1005. Copies of Public Records to Prove Content.
The proponent may use a copy to prove the content of an official record — or of a document that was recorded or filed in a public office as authorized by law — if these conditions are met: the record or document is otherwise admissible; and the copy is certified as correct in accordance with Rule 902(4) or is testified to be correct by a witness who has compared it with the original. If no such copy can be obtained by reasonable diligence, then the proponent may use other evidence to prove the content.
1006. Summaries to Prove Content.
The proponent may use a summary, chart, or calculation to prove the content of voluminous writings, recordings, or photographs that cannot be conveniently examined in court. The proponent must make the originals or duplicates available for examination or copying, or both, by other parties at a reasonable time and place. And the court may order the proponent to produce them in court.
1007. Testimony or Statement of a Party to Prove Content.
The proponent may prove the content of a writing, recording, or photograph by the testimony, deposition, or written statement of the party against whom the evidence is offered.

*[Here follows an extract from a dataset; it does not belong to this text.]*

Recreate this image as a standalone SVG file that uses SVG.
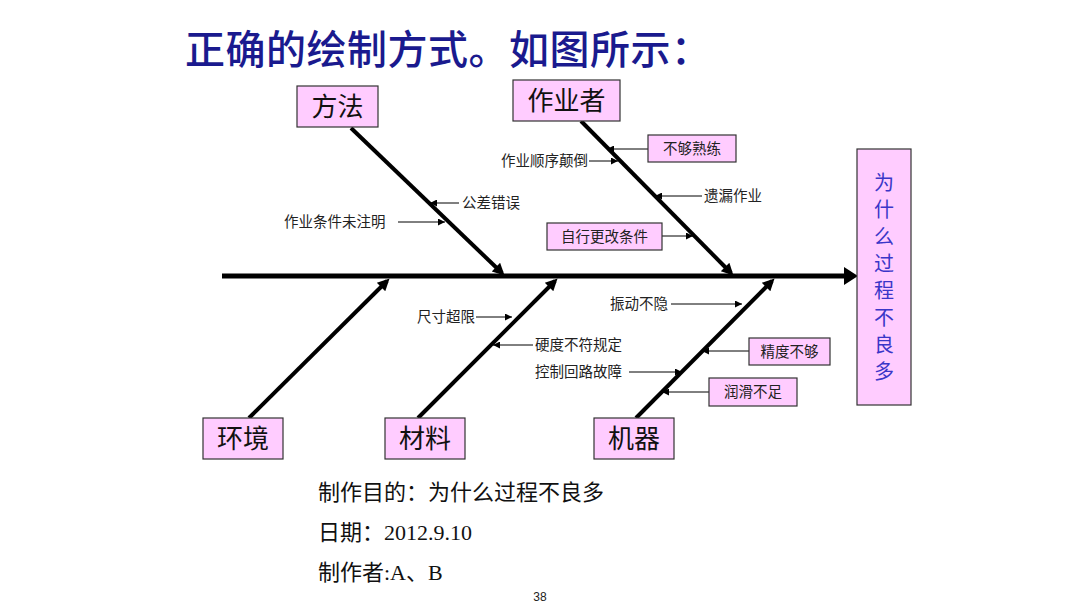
<svg xmlns="http://www.w3.org/2000/svg" width="1080" height="608" viewBox="0 0 1080 608">
<style>
.title{font-family:"Noto Sans CJK SC",sans-serif;font-size:40px;font-weight:500;fill:#1a1a8e}
.box{fill:#ffccff;stroke:#333;stroke-width:1.2}
.lbl{font-family:"Noto Sans CJK SC",sans-serif;font-size:26px;fill:#111;text-anchor:middle}
.sm{font-family:"Noto Sans CJK SC",sans-serif;font-size:14.5px;fill:#222}
.head{font-family:"Noto Sans CJK SC",sans-serif;font-size:20px;fill:#3a36c8;text-anchor:middle}
.note{font-family:"Liberation Serif","Noto Sans CJK SC",serif;font-size:22px;fill:#111}
.bone{stroke:#000;stroke-width:4;fill:none}
.sub{stroke:#000;stroke-width:1;fill:none}
</style>
<defs>
<marker id="big" viewBox="0 0 10 10" refX="7" refY="5" markerUnits="userSpaceOnUse" markerWidth="14" markerHeight="12" orient="auto">
<path d="M0,0 L10,5 L0,10 z" fill="#000"/>
</marker>
<marker id="sa" viewBox="0 0 10 10" refX="10" refY="5" markerUnits="userSpaceOnUse" markerWidth="9" markerHeight="7" orient="auto">
<path d="M0,0 L10,5 L0,10 z" fill="#000"/>
</marker>
</defs>
<rect width="1080" height="608" fill="#fff"/>
<text class="title" x="185" y="64" letter-spacing="0.5">正确的绘制方式。如图所示：</text>

<g id="connectors">
<line x1="222" y1="276" x2="846" y2="276" stroke="#000" stroke-width="5"/>
<path d="M844,267 L858,276 L844,285 z" fill="#000"/>
<line class="bone" x1="351" y1="128" x2="502" y2="273" marker-end="url(#big)"/>
<line class="bone" x1="581" y1="121" x2="731" y2="273" marker-end="url(#big)"/>
<line class="bone" x1="249" y1="418" x2="387" y2="281" marker-end="url(#big)"/>
<line class="bone" x1="418" y1="418" x2="555" y2="281" marker-end="url(#big)"/>
<line class="bone" x1="636" y1="418" x2="772" y2="281" marker-end="url(#big)"/>
<line class="sub" x1="459" y1="203" x2="430" y2="203" marker-end="url(#sa)"/>
<line class="sub" x1="398" y1="222" x2="445" y2="222" marker-end="url(#sa)"/>
<line class="sub" x1="589" y1="161" x2="618" y2="161" marker-end="url(#sa)"/>
<line class="sub" x1="648" y1="149" x2="607" y2="149" marker-end="url(#sa)"/>
<line class="sub" x1="702" y1="196" x2="655" y2="196" marker-end="url(#sa)"/>
<line class="sub" x1="662" y1="236" x2="693" y2="236" marker-end="url(#sa)"/>
<line class="sub" x1="476" y1="317" x2="512" y2="317" marker-end="url(#sa)"/>
<line class="sub" x1="533" y1="345" x2="493" y2="345" marker-end="url(#sa)"/>
<line class="sub" x1="629" y1="372" x2="682" y2="372" marker-end="url(#sa)"/>
<line class="sub" x1="671" y1="304" x2="742" y2="304" marker-end="url(#sa)"/>
<line class="sub" x1="749" y1="351" x2="702" y2="351" marker-end="url(#sa)"/>
<line class="sub" x1="709" y1="392" x2="662" y2="392" marker-end="url(#sa)"/>
</g>

<g id="head">
<rect class="box" x="857" y="149" width="54" height="256"/>
<text class="head" x="884" y="190">为</text>
<text class="head" x="884" y="217">什</text>
<text class="head" x="884" y="244">么</text>
<text class="head" x="884" y="271">过</text>
<text class="head" x="884" y="298">程</text>
<text class="head" x="884" y="325">不</text>
<text class="head" x="884" y="352">良</text>
<text class="head" x="884" y="379">多</text>
</g>

<g id="fangfa"><rect class="box" x="297" y="86" width="81" height="41"/><text class="lbl" x="337.5" y="116">方法</text></g>
<g id="zuoyezhe"><rect class="box" x="513" y="80" width="107" height="41"/><text class="lbl" x="566.5" y="110">作业者</text></g>
<g id="huanjing"><rect class="box" x="203" y="418" width="80" height="41"/><text class="lbl" x="243" y="448">环境</text></g>
<g id="cailiao"><rect class="box" x="385" y="418" width="80" height="41"/><text class="lbl" x="425" y="448">材料</text></g>
<g id="jiqi"><rect class="box" x="594" y="418" width="80" height="41"/><text class="lbl" x="634" y="448">机器</text></g>

<g id="c1"><text class="sm" x="462" y="208">公差错误</text></g>
<g id="c2"><text class="sm" x="284" y="227">作业条件未注明</text></g>
<g id="c3"><text class="sm" x="588" y="166" text-anchor="end">作业顺序颠倒</text></g>
<g id="c4"><rect class="box" x="648" y="135" width="88" height="27"/><text class="sm" x="692" y="154" text-anchor="middle">不够熟练</text></g>
<g id="c5"><text class="sm" x="704" y="201">遗漏作业</text></g>
<g id="c6"><rect class="box" x="547" y="223" width="115" height="27"/><text class="sm" x="604.5" y="242" text-anchor="middle">自行更改条件</text></g>
<g id="c7"><text class="sm" x="475" y="322" text-anchor="end">尺寸超限</text></g>
<g id="c8"><text class="sm" x="535" y="350">硬度不符规定</text></g>
<g id="c9"><text class="sm" x="535" y="377">控制回路故障</text></g>
<g id="c10"><text class="sm" x="610" y="309">振动不隐</text></g>
<g id="c11"><rect class="box" x="749" y="338" width="81" height="27"/><text class="sm" x="789.5" y="357" text-anchor="middle">精度不够</text></g>
<g id="c12"><rect class="box" x="709" y="378" width="88" height="28"/><text class="sm" x="753" y="397" text-anchor="middle">润滑不足</text></g>

<g id="notes">
<text class="note" x="318" y="500">制作目的：为什么过程不良多</text>
<text class="note" x="318" y="540">日期：2012.9.10</text>
<text class="note" x="318" y="580">制作者:A、B</text>
<text x="540" y="601" text-anchor="middle" font-family="Liberation Sans, sans-serif" font-size="12" fill="#222">38</text>
</g>
</svg>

The proponent need not account for the original.
1008. Functions of the Court and Jury.
Ordinarily, the court determines whether the proponent has fulfilled the factual conditions for admitting other evidence of the content of a writing, recording, or photograph under Rule 1004 or 1005. But in a jury trial, the jury determines — in accordance with Rule 104(b) — any issue about whether:

(a) an asserted writing, recording, or photograph ever existed;

(b) another one produced at the trial or hearing is the original; or

(c) other evidence of content accurately reflects the content.